Oxidative phosphorylation is a highly efficient process that generates large amounts of adenosine triphosphate (ATP), the basic unit of energy that drives many cellular processes. Oxidative phosphorylation involves two processes— the electron transport chain and chemiosmosis.
Electron Transport Chain
The electron transport chain involves a series of protein complexes on the inner mitochondrial membrane that undergo a series of redox reactions. At the end of this chain, the electrons reduce molecular oxygen to produce water.

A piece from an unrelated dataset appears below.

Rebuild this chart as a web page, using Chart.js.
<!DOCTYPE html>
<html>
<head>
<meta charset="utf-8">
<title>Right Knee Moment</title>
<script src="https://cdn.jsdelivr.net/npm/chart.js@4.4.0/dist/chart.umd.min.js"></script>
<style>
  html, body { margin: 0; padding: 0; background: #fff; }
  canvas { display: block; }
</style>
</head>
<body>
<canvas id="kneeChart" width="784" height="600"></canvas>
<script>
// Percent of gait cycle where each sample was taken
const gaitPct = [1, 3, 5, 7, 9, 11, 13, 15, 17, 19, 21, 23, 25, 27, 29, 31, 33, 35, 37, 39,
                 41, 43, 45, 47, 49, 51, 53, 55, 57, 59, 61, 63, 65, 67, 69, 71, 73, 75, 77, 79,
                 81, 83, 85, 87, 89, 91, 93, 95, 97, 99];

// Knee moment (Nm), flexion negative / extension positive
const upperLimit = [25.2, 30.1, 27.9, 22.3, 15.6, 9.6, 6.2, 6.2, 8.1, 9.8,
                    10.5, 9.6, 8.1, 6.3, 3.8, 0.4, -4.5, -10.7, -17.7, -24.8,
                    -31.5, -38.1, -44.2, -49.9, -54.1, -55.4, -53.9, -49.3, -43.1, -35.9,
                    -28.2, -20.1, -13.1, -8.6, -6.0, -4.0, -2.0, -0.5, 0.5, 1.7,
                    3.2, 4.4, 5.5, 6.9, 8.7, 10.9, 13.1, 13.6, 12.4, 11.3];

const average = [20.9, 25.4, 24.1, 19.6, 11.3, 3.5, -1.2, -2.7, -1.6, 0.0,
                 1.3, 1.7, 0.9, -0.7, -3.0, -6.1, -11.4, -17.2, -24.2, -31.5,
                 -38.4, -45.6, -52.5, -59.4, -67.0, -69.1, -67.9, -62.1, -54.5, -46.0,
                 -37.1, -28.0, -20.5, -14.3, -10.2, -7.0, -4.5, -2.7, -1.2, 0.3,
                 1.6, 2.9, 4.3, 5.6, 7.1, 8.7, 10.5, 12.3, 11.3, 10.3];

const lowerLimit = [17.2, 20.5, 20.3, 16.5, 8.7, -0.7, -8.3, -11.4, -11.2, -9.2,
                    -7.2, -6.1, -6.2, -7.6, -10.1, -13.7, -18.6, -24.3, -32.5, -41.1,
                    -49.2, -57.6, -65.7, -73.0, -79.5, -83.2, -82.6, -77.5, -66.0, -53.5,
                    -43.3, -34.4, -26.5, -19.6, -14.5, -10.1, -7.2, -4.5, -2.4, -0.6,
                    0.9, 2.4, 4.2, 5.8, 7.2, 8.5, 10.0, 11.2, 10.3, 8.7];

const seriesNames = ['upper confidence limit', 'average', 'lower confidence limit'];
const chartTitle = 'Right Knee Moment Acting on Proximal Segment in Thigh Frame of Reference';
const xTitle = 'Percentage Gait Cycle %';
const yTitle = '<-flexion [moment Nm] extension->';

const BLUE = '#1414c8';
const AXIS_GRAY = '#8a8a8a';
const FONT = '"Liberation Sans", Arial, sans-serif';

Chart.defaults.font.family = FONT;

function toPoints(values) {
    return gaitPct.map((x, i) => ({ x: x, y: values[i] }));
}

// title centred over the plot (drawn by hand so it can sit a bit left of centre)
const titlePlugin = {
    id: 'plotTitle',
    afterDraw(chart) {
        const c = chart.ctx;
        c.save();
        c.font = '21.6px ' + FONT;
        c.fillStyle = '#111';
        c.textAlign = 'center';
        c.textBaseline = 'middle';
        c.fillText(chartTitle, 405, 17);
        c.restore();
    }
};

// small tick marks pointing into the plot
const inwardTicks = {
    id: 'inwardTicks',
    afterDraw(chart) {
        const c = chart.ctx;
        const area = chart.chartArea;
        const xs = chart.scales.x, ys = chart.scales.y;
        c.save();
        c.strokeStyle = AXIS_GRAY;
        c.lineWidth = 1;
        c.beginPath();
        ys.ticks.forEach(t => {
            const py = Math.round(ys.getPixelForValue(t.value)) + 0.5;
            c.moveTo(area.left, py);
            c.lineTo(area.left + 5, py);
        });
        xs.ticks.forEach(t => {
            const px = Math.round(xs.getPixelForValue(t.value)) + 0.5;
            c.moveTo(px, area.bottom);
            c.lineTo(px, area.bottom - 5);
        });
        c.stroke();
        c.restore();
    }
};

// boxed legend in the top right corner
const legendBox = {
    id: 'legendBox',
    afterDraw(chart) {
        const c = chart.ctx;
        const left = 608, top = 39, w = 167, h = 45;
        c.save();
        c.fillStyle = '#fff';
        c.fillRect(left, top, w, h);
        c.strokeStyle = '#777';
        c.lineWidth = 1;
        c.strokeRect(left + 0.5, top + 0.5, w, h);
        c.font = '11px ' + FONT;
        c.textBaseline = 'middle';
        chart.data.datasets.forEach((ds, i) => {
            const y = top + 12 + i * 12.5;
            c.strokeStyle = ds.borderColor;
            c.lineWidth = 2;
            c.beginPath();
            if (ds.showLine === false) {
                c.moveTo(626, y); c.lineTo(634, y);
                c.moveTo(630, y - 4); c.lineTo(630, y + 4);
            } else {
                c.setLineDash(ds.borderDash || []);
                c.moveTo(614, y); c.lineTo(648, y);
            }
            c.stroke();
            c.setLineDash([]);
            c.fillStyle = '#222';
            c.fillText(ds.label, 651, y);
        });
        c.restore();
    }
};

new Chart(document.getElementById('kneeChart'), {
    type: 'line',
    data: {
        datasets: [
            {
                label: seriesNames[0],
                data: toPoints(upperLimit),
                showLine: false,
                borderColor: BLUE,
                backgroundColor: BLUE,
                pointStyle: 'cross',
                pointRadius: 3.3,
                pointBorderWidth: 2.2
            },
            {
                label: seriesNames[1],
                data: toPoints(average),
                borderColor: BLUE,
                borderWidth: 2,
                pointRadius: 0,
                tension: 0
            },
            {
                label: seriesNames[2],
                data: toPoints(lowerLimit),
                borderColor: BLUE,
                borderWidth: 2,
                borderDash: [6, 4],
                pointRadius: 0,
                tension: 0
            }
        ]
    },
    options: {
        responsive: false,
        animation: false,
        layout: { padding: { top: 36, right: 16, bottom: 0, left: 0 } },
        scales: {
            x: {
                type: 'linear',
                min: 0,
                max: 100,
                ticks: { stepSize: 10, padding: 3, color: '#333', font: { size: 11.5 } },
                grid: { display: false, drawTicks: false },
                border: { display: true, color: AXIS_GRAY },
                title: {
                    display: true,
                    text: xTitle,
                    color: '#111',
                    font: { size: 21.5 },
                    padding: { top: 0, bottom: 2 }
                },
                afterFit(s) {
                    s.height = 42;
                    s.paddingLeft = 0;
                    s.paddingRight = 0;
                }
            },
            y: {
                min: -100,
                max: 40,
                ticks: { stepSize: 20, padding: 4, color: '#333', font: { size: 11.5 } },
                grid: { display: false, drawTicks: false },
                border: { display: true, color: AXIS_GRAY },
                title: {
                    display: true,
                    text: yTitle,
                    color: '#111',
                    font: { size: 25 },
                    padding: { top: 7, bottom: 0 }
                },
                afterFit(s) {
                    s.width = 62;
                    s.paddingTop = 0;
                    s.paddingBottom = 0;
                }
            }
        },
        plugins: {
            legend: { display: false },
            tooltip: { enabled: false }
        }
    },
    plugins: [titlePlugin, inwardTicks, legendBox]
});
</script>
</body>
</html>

The shuttling of electrons between complexes is coupled with proton transfer from the mitochondrial matrix to the intermembrane space against their concentration gradient. Eventually, the high concentration of protons in the intermembrane space drives ATP synthase, a protein complex embedded within the inner membrane, to produce ATP in a process called chemiosmosis. It was biochemist Peter Mitchell who discovered the chemiosmotic mechanism required in respiring cells for ATP synthesis. Similarly, plants also use chemiosmosis to convert energy from sunlight into chemical energy in the form of ATP.
ATP Synthase
ATP synthase is a multi-subunit complex. It consists of a stator—the channel through which protons enter and leave the complex, a multi-unit rotor (F0) embedded within the membrane, and a knob of catalytic proteins (F1) located in the mitochondrial matrix. The binding of the incoming protons to the F0 rotor makes it spin. The spinning rotor then turns the internal stalk called γ-subunit, which passes through the center of the F1 subunits. The rotation of the γ-subunit facilitates changes in the conformation of F1 sub-units such that they can catalyze the synthesis of ATP from ADP and inorganic phosphate.
ATP Production
The process of aerobic respiration can produce a total of 30 or 32 ATPs per molecule of glucose consumed. Four ATP are produced during glycolysis, but two are consumed in the process, resulting in a net total of two ATP molecules. One ATP molecule is produced per round of the Krebs cycle, and two cycles occur for every glucose molecule, producing a net total of two ATP. Finally, 32 to 34 ATP are produced in the electron transport chain through oxidative phosphorylation, depending on whether NADH or FADH2 is used as the electron carrier.